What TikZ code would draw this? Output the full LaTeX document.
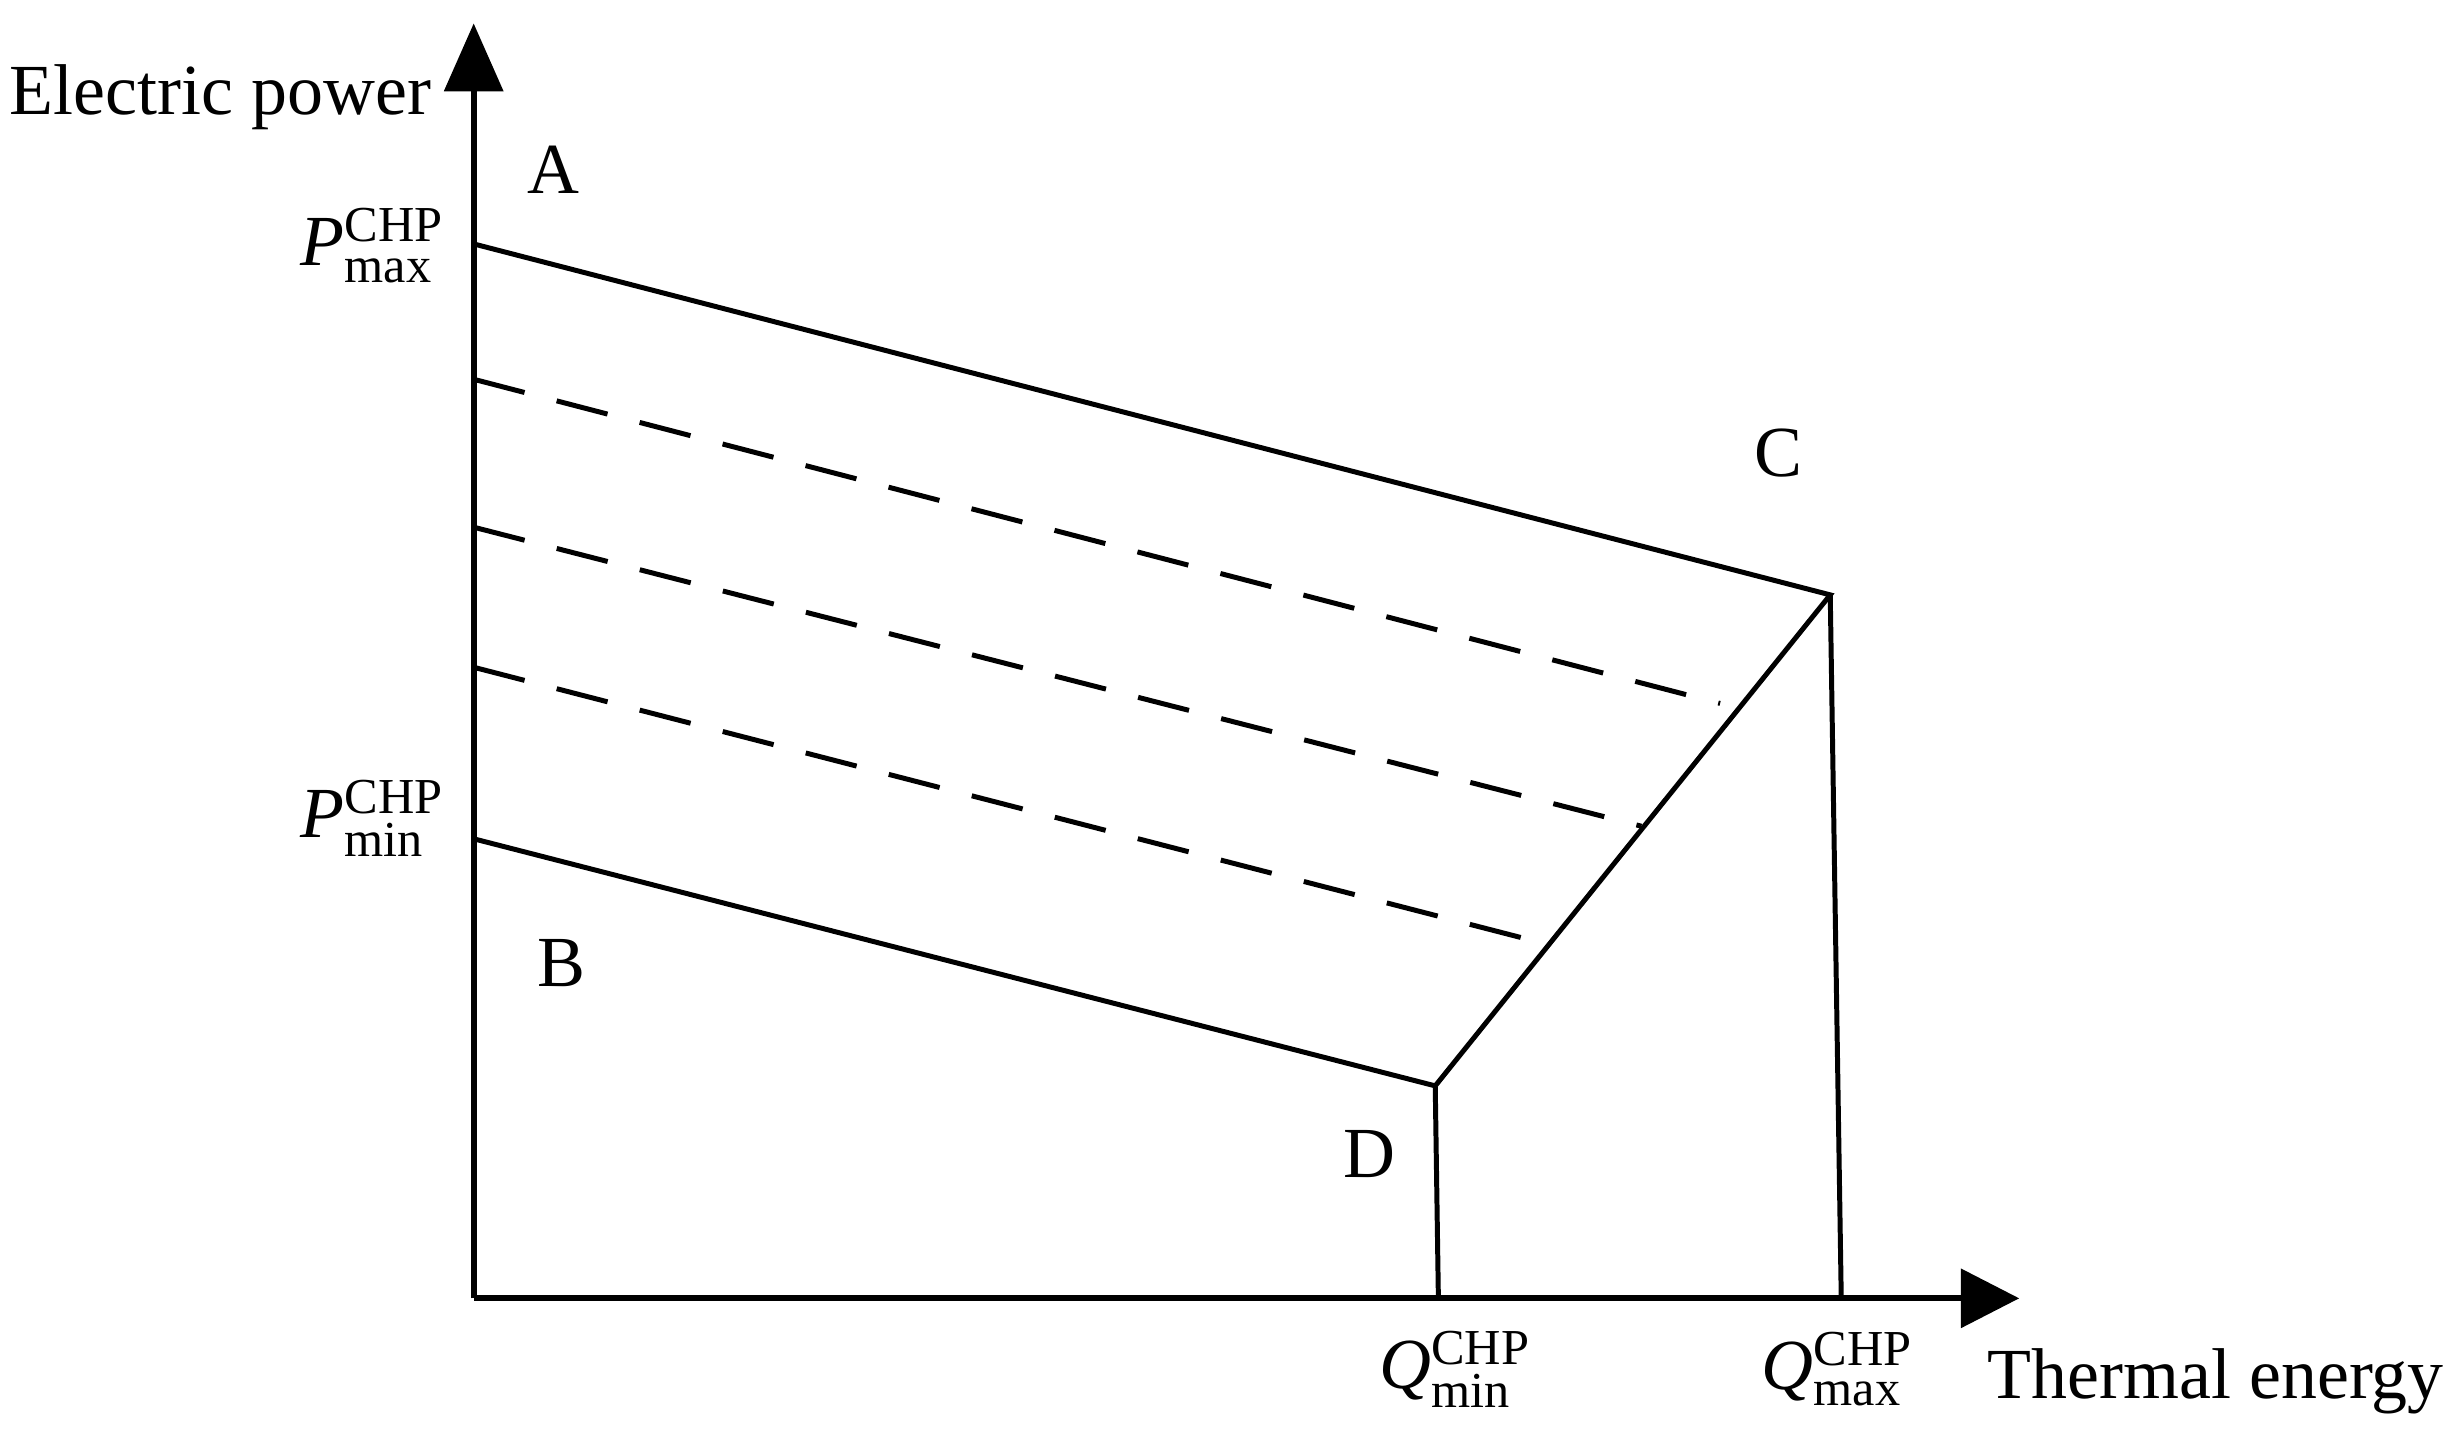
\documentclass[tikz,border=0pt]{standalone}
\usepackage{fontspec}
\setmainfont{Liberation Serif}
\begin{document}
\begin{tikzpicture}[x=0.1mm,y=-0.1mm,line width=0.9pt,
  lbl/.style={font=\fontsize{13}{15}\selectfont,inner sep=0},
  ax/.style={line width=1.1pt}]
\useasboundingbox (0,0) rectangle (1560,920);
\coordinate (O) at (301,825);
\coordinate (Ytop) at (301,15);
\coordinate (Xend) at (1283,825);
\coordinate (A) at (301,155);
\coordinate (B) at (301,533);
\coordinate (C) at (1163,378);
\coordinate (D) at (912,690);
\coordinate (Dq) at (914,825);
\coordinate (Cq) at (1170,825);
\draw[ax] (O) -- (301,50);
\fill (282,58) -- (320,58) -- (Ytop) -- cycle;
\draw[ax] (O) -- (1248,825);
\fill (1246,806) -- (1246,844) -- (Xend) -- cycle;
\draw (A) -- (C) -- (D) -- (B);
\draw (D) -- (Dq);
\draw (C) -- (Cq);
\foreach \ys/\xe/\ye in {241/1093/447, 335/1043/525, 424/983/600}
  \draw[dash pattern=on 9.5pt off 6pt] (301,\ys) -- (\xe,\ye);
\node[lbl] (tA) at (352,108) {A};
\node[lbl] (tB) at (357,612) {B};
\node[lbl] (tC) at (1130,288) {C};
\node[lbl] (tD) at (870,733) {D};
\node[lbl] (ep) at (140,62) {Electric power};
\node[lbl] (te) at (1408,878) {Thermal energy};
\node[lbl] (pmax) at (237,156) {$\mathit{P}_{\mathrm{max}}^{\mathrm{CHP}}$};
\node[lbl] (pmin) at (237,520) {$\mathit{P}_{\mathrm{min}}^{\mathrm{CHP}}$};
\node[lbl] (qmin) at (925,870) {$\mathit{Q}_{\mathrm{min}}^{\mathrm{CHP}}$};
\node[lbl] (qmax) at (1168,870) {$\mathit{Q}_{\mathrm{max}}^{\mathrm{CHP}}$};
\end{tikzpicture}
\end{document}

EXERCISE REQUIREMENTS: Repeat all the data as it stands, dropping any images it holds.

FINAL RESULT:
What TikZ code would draw this? Output the full LaTeX document.
\documentclass[tikz,border=0pt]{standalone}
\usepackage{fontspec}
\setmainfont{Liberation Serif}
\begin{document}
\begin{tikzpicture}[x=0.1mm,y=-0.1mm,line width=0.9pt,
  lbl/.style={font=\fontsize{13}{15}\selectfont,inner sep=0},
  ax/.style={line width=1.1pt}]
\useasboundingbox (0,0) rectangle (1560,920);
\coordinate (O) at (301,825);
\coordinate (Ytop) at (301,15);
\coordinate (Xend) at (1283,825);
\coordinate (A) at (301,155);
\coordinate (B) at (301,533);
\coordinate (C) at (1163,378);
\coordinate (D) at (912,690);
\coordinate (Dq) at (914,825);
\coordinate (Cq) at (1170,825);
\draw[ax] (O) -- (301,50);
\fill (282,58) -- (320,58) -- (Ytop) -- cycle;
\draw[ax] (O) -- (1248,825);
\fill (1246,806) -- (1246,844) -- (Xend) -- cycle;
\draw (A) -- (C) -- (D) -- (B);
\draw (D) -- (Dq);
\draw (C) -- (Cq);
\foreach \ys/\xe/\ye in {241/1093/447, 335/1043/525, 424/983/600}
  \draw[dash pattern=on 9.5pt off 6pt] (301,\ys) -- (\xe,\ye);
\node[lbl] (tA) at (352,108) {A};
\node[lbl] (tB) at (357,612) {B};
\node[lbl] (tC) at (1130,288) {C};
\node[lbl] (tD) at (870,733) {D};
\node[lbl] (ep) at (140,62) {Electric power};
\node[lbl] (te) at (1408,878) {Thermal energy};
\node[lbl] (pmax) at (237,156) {$\mathit{P}_{\mathrm{max}}^{\mathrm{CHP}}$};
\node[lbl] (pmin) at (237,520) {$\mathit{P}_{\mathrm{min}}^{\mathrm{CHP}}$};
\node[lbl] (qmin) at (925,870) {$\mathit{Q}_{\mathrm{min}}^{\mathrm{CHP}}$};
\node[lbl] (qmax) at (1168,870) {$\mathit{Q}_{\mathrm{max}}^{\mathrm{CHP}}$};
\end{tikzpicture}
\end{document}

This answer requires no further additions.